### Exercise
Your copy of the material below should match it exactly, except that it holds no pictures.

### Recorded information
━━━━━━━━━━━━━━━━
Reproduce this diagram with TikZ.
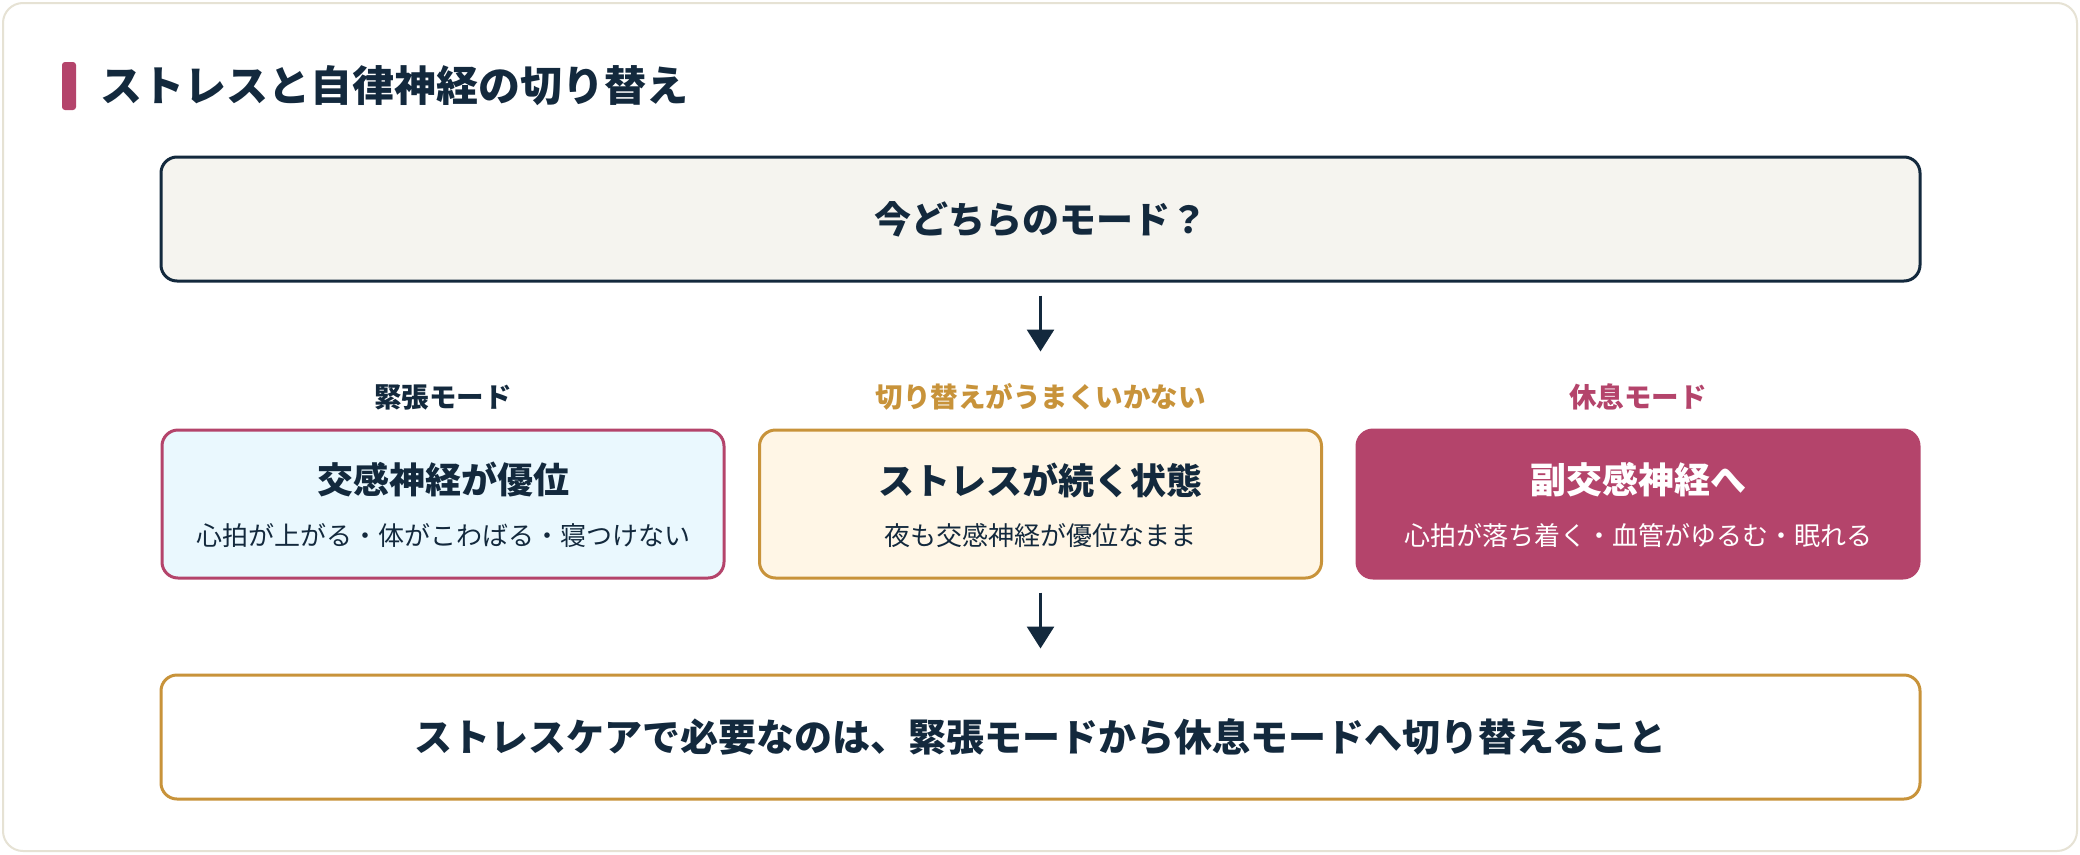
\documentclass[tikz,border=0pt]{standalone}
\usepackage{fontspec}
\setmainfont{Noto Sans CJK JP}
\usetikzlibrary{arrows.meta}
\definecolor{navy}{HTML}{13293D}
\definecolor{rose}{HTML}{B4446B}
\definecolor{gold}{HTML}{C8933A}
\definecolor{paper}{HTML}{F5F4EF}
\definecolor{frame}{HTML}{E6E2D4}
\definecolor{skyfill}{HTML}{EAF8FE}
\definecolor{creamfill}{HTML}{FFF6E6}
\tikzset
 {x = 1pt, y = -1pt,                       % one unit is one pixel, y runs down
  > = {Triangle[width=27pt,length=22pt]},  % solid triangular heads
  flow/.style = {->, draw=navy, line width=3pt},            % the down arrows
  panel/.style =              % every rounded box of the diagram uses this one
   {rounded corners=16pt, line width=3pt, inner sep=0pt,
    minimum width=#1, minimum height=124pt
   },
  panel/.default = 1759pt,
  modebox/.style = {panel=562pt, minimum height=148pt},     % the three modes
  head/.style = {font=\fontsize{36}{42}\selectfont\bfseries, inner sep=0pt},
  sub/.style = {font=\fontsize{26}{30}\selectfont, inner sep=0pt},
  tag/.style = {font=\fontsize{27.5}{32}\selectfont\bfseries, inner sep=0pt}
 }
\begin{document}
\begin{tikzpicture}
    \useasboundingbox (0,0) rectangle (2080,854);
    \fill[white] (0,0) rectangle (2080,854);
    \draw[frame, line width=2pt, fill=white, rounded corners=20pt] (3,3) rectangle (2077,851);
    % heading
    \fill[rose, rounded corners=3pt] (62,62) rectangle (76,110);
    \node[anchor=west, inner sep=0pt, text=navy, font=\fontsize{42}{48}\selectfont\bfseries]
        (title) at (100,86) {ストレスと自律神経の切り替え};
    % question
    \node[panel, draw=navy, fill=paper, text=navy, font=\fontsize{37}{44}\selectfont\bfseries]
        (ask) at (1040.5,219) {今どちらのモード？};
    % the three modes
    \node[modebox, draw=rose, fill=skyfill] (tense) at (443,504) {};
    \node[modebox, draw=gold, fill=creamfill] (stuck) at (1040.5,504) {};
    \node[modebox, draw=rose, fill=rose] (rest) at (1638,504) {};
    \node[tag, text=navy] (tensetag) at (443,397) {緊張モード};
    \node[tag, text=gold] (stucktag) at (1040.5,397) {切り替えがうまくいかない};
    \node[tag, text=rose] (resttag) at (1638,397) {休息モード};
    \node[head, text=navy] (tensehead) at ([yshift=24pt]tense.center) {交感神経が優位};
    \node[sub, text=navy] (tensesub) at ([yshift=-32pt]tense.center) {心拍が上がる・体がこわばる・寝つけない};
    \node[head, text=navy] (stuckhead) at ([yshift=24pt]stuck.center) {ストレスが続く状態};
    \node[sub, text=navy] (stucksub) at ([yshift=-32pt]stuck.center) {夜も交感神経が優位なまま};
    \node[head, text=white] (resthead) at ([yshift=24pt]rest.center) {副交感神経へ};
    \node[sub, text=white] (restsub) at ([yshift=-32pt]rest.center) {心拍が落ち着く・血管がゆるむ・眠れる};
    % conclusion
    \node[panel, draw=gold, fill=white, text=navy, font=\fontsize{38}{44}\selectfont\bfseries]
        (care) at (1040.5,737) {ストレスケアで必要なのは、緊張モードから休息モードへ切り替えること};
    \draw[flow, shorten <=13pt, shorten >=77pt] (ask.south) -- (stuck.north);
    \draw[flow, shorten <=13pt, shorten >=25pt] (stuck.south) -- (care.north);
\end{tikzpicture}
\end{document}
━━━━━━━━━━━━━━━━
### Full response
Reproduce this diagram with TikZ.
\documentclass[tikz,border=0pt]{standalone}
\usepackage{fontspec}
\setmainfont{Noto Sans CJK JP}
\usetikzlibrary{arrows.meta}
\definecolor{navy}{HTML}{13293D}
\definecolor{rose}{HTML}{B4446B}
\definecolor{gold}{HTML}{C8933A}
\definecolor{paper}{HTML}{F5F4EF}
\definecolor{frame}{HTML}{E6E2D4}
\definecolor{skyfill}{HTML}{EAF8FE}
\definecolor{creamfill}{HTML}{FFF6E6}
\tikzset
 {x = 1pt, y = -1pt,                       % one unit is one pixel, y runs down
  > = {Triangle[width=27pt,length=22pt]},  % solid triangular heads
  flow/.style = {->, draw=navy, line width=3pt},            % the down arrows
  panel/.style =              % every rounded box of the diagram uses this one
   {rounded corners=16pt, line width=3pt, inner sep=0pt,
    minimum width=#1, minimum height=124pt
   },
  panel/.default = 1759pt,
  modebox/.style = {panel=562pt, minimum height=148pt},     % the three modes
  head/.style = {font=\fontsize{36}{42}\selectfont\bfseries, inner sep=0pt},
  sub/.style = {font=\fontsize{26}{30}\selectfont, inner sep=0pt},
  tag/.style = {font=\fontsize{27.5}{32}\selectfont\bfseries, inner sep=0pt}
 }
\begin{document}
\begin{tikzpicture}
    \useasboundingbox (0,0) rectangle (2080,854);
    \fill[white] (0,0) rectangle (2080,854);
    \draw[frame, line width=2pt, fill=white, rounded corners=20pt] (3,3) rectangle (2077,851);
    % heading
    \fill[rose, rounded corners=3pt] (62,62) rectangle (76,110);
    \node[anchor=west, inner sep=0pt, text=navy, font=\fontsize{42}{48}\selectfont\bfseries]
        (title) at (100,86) {ストレスと自律神経の切り替え};
    % question
    \node[panel, draw=navy, fill=paper, text=navy, font=\fontsize{37}{44}\selectfont\bfseries]
        (ask) at (1040.5,219) {今どちらのモード？};
    % the three modes
    \node[modebox, draw=rose, fill=skyfill] (tense) at (443,504) {};
    \node[modebox, draw=gold, fill=creamfill] (stuck) at (1040.5,504) {};
    \node[modebox, draw=rose, fill=rose] (rest) at (1638,504) {};
    \node[tag, text=navy] (tensetag) at (443,397) {緊張モード};
    \node[tag, text=gold] (stucktag) at (1040.5,397) {切り替えがうまくいかない};
    \node[tag, text=rose] (resttag) at (1638,397) {休息モード};
    \node[head, text=navy] (tensehead) at ([yshift=24pt]tense.center) {交感神経が優位};
    \node[sub, text=navy] (tensesub) at ([yshift=-32pt]tense.center) {心拍が上がる・体がこわばる・寝つけない};
    \node[head, text=navy] (stuckhead) at ([yshift=24pt]stuck.center) {ストレスが続く状態};
    \node[sub, text=navy] (stucksub) at ([yshift=-32pt]stuck.center) {夜も交感神経が優位なまま};
    \node[head, text=white] (resthead) at ([yshift=24pt]rest.center) {副交感神経へ};
    \node[sub, text=white] (restsub) at ([yshift=-32pt]rest.center) {心拍が落ち着く・血管がゆるむ・眠れる};
    % conclusion
    \node[panel, draw=gold, fill=white, text=navy, font=\fontsize{38}{44}\selectfont\bfseries]
        (care) at (1040.5,737) {ストレスケアで必要なのは、緊張モードから休息モードへ切り替えること};
    \draw[flow, shorten <=13pt, shorten >=77pt] (ask.south) -- (stuck.north);
    \draw[flow, shorten <=13pt, shorten >=25pt] (stuck.south) -- (care.north);
\end{tikzpicture}
\end{document}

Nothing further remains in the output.